Catalysts for Change: The Why and How of the Renaissance and Reformation

When has any such thing been even heard or seen; in what annals has it ever been read that houses were left vacant, cities deserted, the country neglected, the fields too small for the dead and a fearful and universal solitude over the whole earth?... Oh happy people of the future, who have not known these miseries and perchance will class our testimony with the fables. We have, indeed, deserved these [punishments] and even greater; but our forefathers also have deserved them, and may our posterity not also merit the same...

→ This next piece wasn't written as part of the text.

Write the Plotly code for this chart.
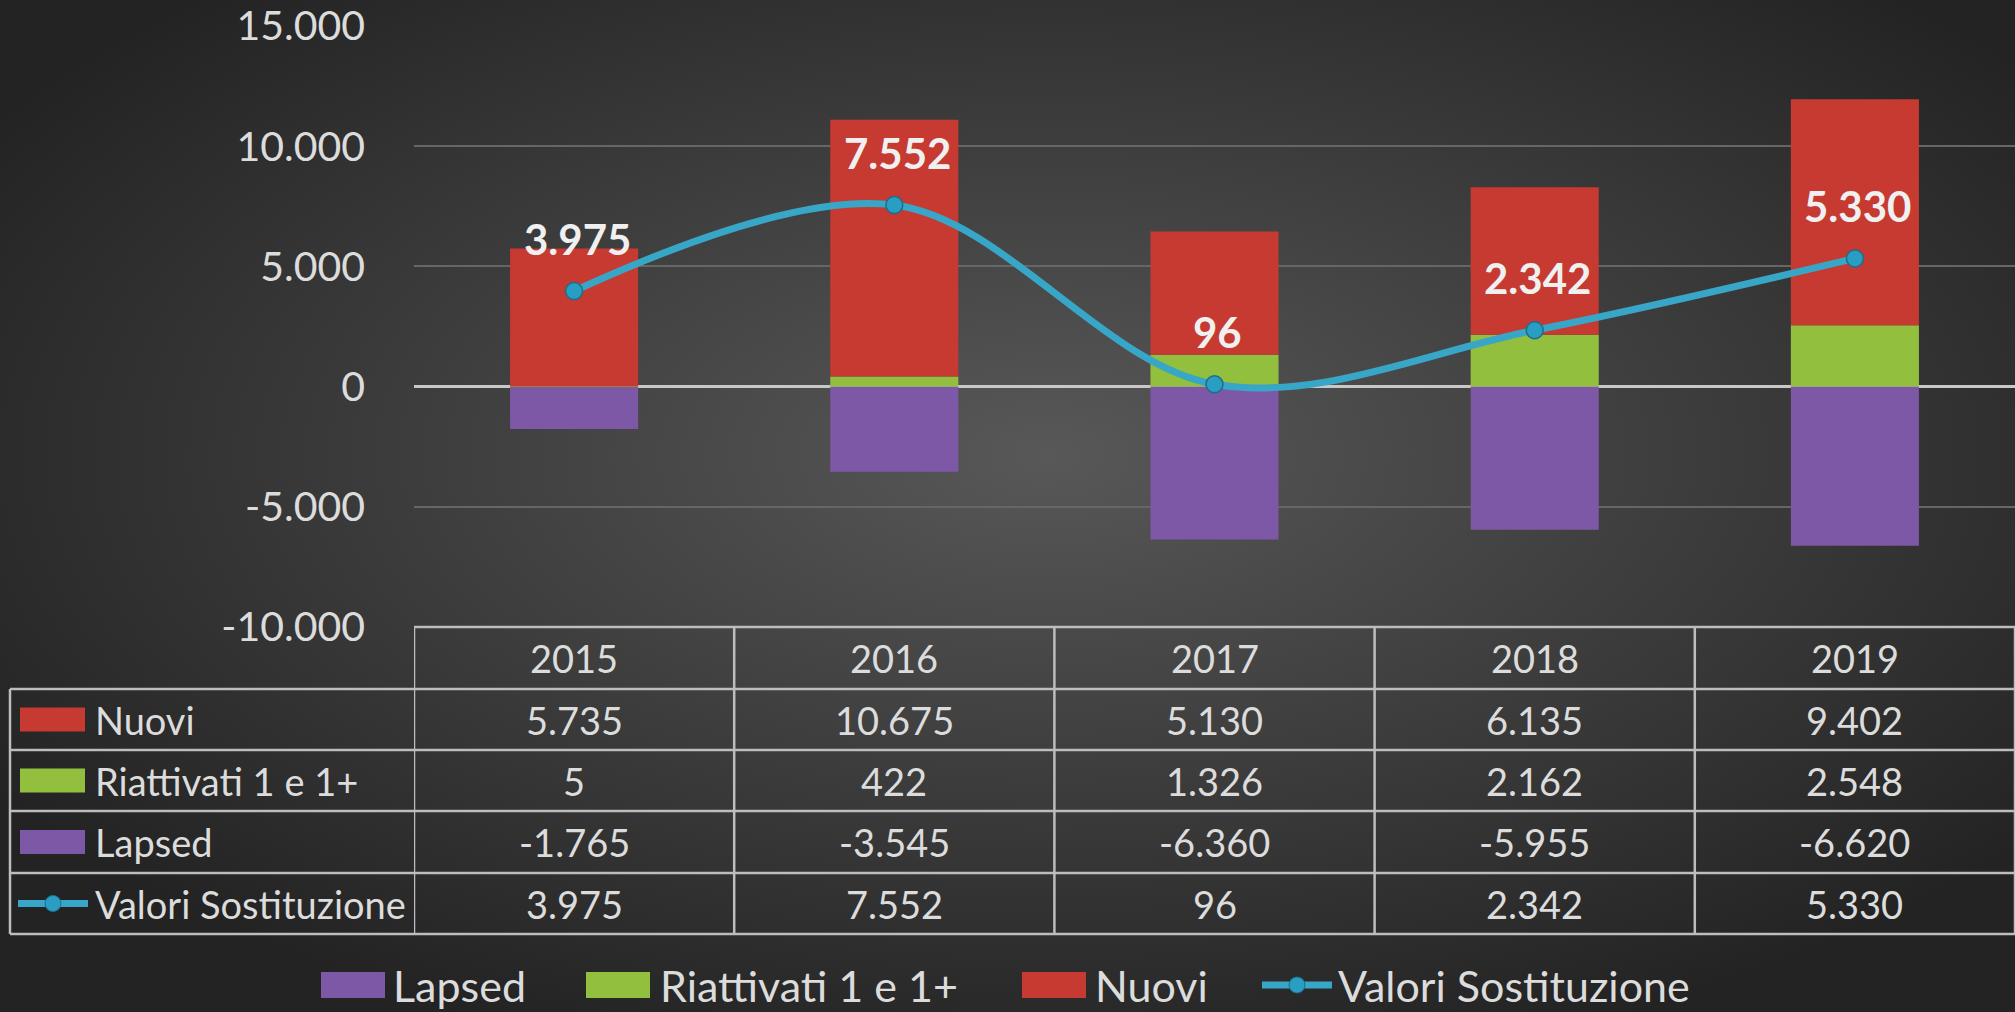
import base64
import plotly.graph_objects as go

# ---------------- data ----------------
years = ["2015", "2016", "2017", "2018", "2019"]
nuovi = [5735, 10675, 5130, 6135, 9402]
riattivati = [5, 422, 1326, 2162, 2548]
lapsed = [-1765, -3545, -6360, -5955, -6620]
valori = [3975, 7552, 96, 2342, 5330]
y_ticks = [15000, 10000, 5000, 0, -5000, -10000]

names = ["Nuovi", "Riattivati 1 e 1+", "Lapsed", "Valori Sostituzione"]

# ---------------- style ----------------
W, H = 2015, 1012
ML, MR, MT, MB = 414, 0, 26, 385
PW, PH = W - ML - MR, H - MT - MB
FONT = "Lato"
TXT = "#dcdcdc"
C_RED = "#c63a31"
C_GREEN = "#93bf3e"
C_PURPLE = "#7c58a6"
C_LINE = "#38a6c6"
C_MARK = "#2a9dc2"
GRID = "#666666"
TLINE = "#bdbdbd"


def it(v):
    s = f"{abs(v):,}".replace(",", ".")
    return ("-" if v < 0 else "") + s


def py(p):  # pixel y -> paper y
    return (H - MB - p) / PH


def px(p):  # pixel x -> paper x
    return (p - ML) / PW


fig = go.Figure()

fig.add_trace(go.Bar(x=years, y=lapsed, name="Lapsed", marker=dict(color=C_PURPLE, line=dict(width=0))))
fig.add_trace(go.Bar(x=years, y=riattivati, name="Riattivati 1 e 1+", marker=dict(color=C_GREEN, line=dict(width=0))))
fig.add_trace(go.Bar(x=years, y=nuovi, name="Nuovi", marker=dict(color=C_RED, line=dict(width=0))))
fig.add_trace(go.Scatter(
    x=years, y=valori, name="Valori Sostituzione", mode="lines+markers",
    line=dict(color=C_LINE, width=7, shape="spline", smoothing=1.0),
    marker=dict(size=17, color=C_MARK, line=dict(color="#1b6f8c", width=1.5)),
))

annotations = []
shapes = []

# data labels above line points (category index positions)
for i, v in enumerate(valori):
    annotations.append(dict(
        x=i, y=v, xref="x", yref="y", text=f"<b>{it(v)}</b>", showarrow=False,
        yshift=52, xshift=3, font=dict(family=FONT, size=42, color="#f0f0f0"),
    ))

# ---------------- table ----------------
row_edges = [627, 689, 750, 811, 873, 934]
lw = 2.5
shapes.append(dict(type="line", xref="paper", yref="paper", x0=0, x1=1,
                   y0=py(row_edges[0]), y1=py(row_edges[0]), line=dict(color=TLINE, width=lw)))
for e in row_edges[1:]:
    shapes.append(dict(type="line", xref="paper", yref="paper", x0=px(10), x1=1,
                       y0=py(e), y1=py(e), line=dict(color=TLINE, width=lw)))
shapes.append(dict(type="line", xref="paper", yref="paper", x0=px(10), x1=px(10),
                   y0=py(row_edges[1]), y1=py(row_edges[-1]), line=dict(color=TLINE, width=lw)))
for i in range(len(years) + 1):
    xv = i - 0.5
    shapes.append(dict(type="line", xref="x", yref="paper", x0=xv, x1=xv,
                       y0=py(row_edges[0]), y1=py(row_edges[-1]), line=dict(color=TLINE, width=lw)))

tfont = dict(family=FONT, size=38, color=TXT)
for i, yr in enumerate(years):
    annotations.append(dict(x=i, y=py((row_edges[0] + row_edges[1]) / 2), xref="x", yref="paper",
                            text=yr, showarrow=False, font=tfont, yanchor="middle"))
rows = [nuovi, riattivati, lapsed, valori]
colors = [C_RED, C_GREEN, C_PURPLE, None]
for r, (nm, vals, col) in enumerate(zip(names, rows, colors)):
    cy = (row_edges[r + 1] + row_edges[r + 2]) / 2
    for i, v in enumerate(vals):
        annotations.append(dict(x=i, y=py(cy), xref="x", yref="paper", text=it(v),
                                showarrow=False, font=tfont, yanchor="middle"))
    annotations.append(dict(x=px(93), y=py(cy), xref="paper", yref="paper", text=nm,
                            showarrow=False, font=tfont, xanchor="left", yanchor="middle"))
    if col:
        shapes.append(dict(type="rect", xref="paper", yref="paper", x0=px(20), x1=px(85),
                           y0=py(cy - 12), y1=py(cy + 12), fillcolor=col, line=dict(width=0)))
    else:
        shapes.append(dict(type="line", xref="paper", yref="paper", x0=px(18), x1=px(88),
                           y0=py(cy), y1=py(cy), line=dict(color=C_LINE, width=7)))
        shapes.append(dict(type="circle", xref="paper", yref="paper", x0=px(45), x1=px(61),
                           y0=py(cy - 8), y1=py(cy + 8), fillcolor=C_MARK,
                           line=dict(color="#1b6f8c", width=1)))

# ---------------- legend (custom) ----------------
lfont = dict(family=FONT, size=43, color=TXT)
ly = 985
leg = [("Lapsed", C_PURPLE, 321, 392), ("Riattivati 1 e 1+", C_GREEN, 586, 659),
       ("Nuovi", C_RED, 1022, 1094), ("Valori Sostituzione", None, 1262, 1337)]
for nm, col, ix, tx in leg:
    if col:
        shapes.append(dict(type="rect", xref="paper", yref="paper", x0=px(ix), x1=px(ix + 64),
                           y0=py(ly - 13), y1=py(ly + 13), fillcolor=col, line=dict(width=0)))
    else:
        shapes.append(dict(type="line", xref="paper", yref="paper", x0=px(ix), x1=px(ix + 70),
                           y0=py(ly), y1=py(ly), line=dict(color=C_LINE, width=7)))
        shapes.append(dict(type="circle", xref="paper", yref="paper", x0=px(ix + 27), x1=px(ix + 43),
                           y0=py(ly - 8), y1=py(ly + 8), fillcolor=C_MARK,
                           line=dict(color="#1b6f8c", width=1)))
    annotations.append(dict(x=px(tx), y=py(ly), xref="paper", yref="paper", text=nm,
                            showarrow=False, font=lfont, xanchor="left", yanchor="middle",
                            borderpad=0))

# ---------------- background gradient ----------------
svg = (f'<svg xmlns="http://www.w3.org/2000/svg" width="{W}" height="{H}">'
       '<defs><radialGradient id="g" cx="0.52" cy="0.45" r="0.62">'
       '<stop offset="0" stop-color="#585858"/><stop offset="1" stop-color="#232323"/>'
       '</radialGradient></defs>'
       f'<rect width="{W}" height="{H}" fill="url(#g)"/></svg>')
src = "data:image/svg+xml;base64," + base64.b64encode(svg.encode()).decode()

fig.update_layout(
    width=W, height=H,
    margin=dict(l=ML, r=MR, t=MT, b=MB, pad=0),
    paper_bgcolor="#333333", plot_bgcolor="rgba(0,0,0,0)",
    barmode="relative", bargap=0.6,
    showlegend=False,
    images=[dict(source=src, xref="paper", yref="paper", x=px(0), y=py(0),
                 sizex=W / PW, sizey=H / PH, xanchor="left", yanchor="top",
                 sizing="stretch", layer="below")],
    annotations=annotations, shapes=shapes,
    font=dict(family=FONT, color=TXT),
    xaxis=dict(type="category", range=[-0.5, 4.5], showticklabels=False, showgrid=False,
               zeroline=False, showline=False, ticks=""),
    yaxis=dict(range=[-10000, 15000], tickvals=y_ticks, ticktext=[it(v) for v in y_ticks],
               showgrid=True, gridcolor=GRID, gridwidth=2,
               zeroline=True, zerolinecolor="#c8c8c8", zerolinewidth=2.5,
               showline=False, ticks="", ticklabelstandoff=48,
               tickfont=dict(family=FONT, size=41, color=TXT)),
)

fig.write_html("out.html", config={"displayModeBar": False},
               post_script="document.body.style.margin='0';document.body.style.overflow='hidden';")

So wrote Petrarch concerning the Plague to his brother, the lone survivor of his whole village. It wasn't until this class that I really began to understand what a magnificently incredible (and terrible) thing the plague was. To put it into perspective, imagine if by the year 2020, one-third to one-half of all America was wiped out. Imagine what that would do to our society—economically, financially, politically, religiously, and every other possible category you could think of. It would completely change the way we live, and think, and associate with each other. It may cause us to climb a mountain or two and rethink society; maybe even look back to former times as we work forward towards better ones. In Italy, a place hit particularly hard by the Black Death, a movement began. As Joseph from my salon group stated, it was in Italy where the ideas of humanism, and ad fonts (returning to the ancient Greek and Roman sources and thinking), and exploration really took root and sprouted.  The plague had sparked a reaction. But just like every good chemical reaction needs a spark to ignite the process, it also needs a catalyst to speed up and multiply the reaction—and that is what Gutenberg provided in movable type and the printing press.

There is a reason why the Middle Renaissance is labeled as beginning in the middle of the 15th century. That is when Gutenberg began his work in mass producing ideas. Every age has its technological catalyst. The Information Age has the Internet. The Industrial Age had the steam engine. The Renaissance and Reformation Age had the printing press. Hellenism spread by the power of the sword. Calvinism and Lutheranism spread by the power of the pen metal movable type. This technology made a return to the source—the Bible—easy and accessible.

As ideas continue to become easier and easier to share, moral relativism also becomes more common. As Latter-day Saints we believe in absolute truth—God—and that as society moves further and further away from God—the source—so will society degrade.  What will it take for us to return to the source and change our course? Dwight Shrute once said, “We need a new plague.” This may be the case. It took the Plague to spark ad Fontes in the past. Maybe we need something so catastrophic, so fundamentally life altering to get us back on track: perhaps another plague, or perhaps a Second Coming.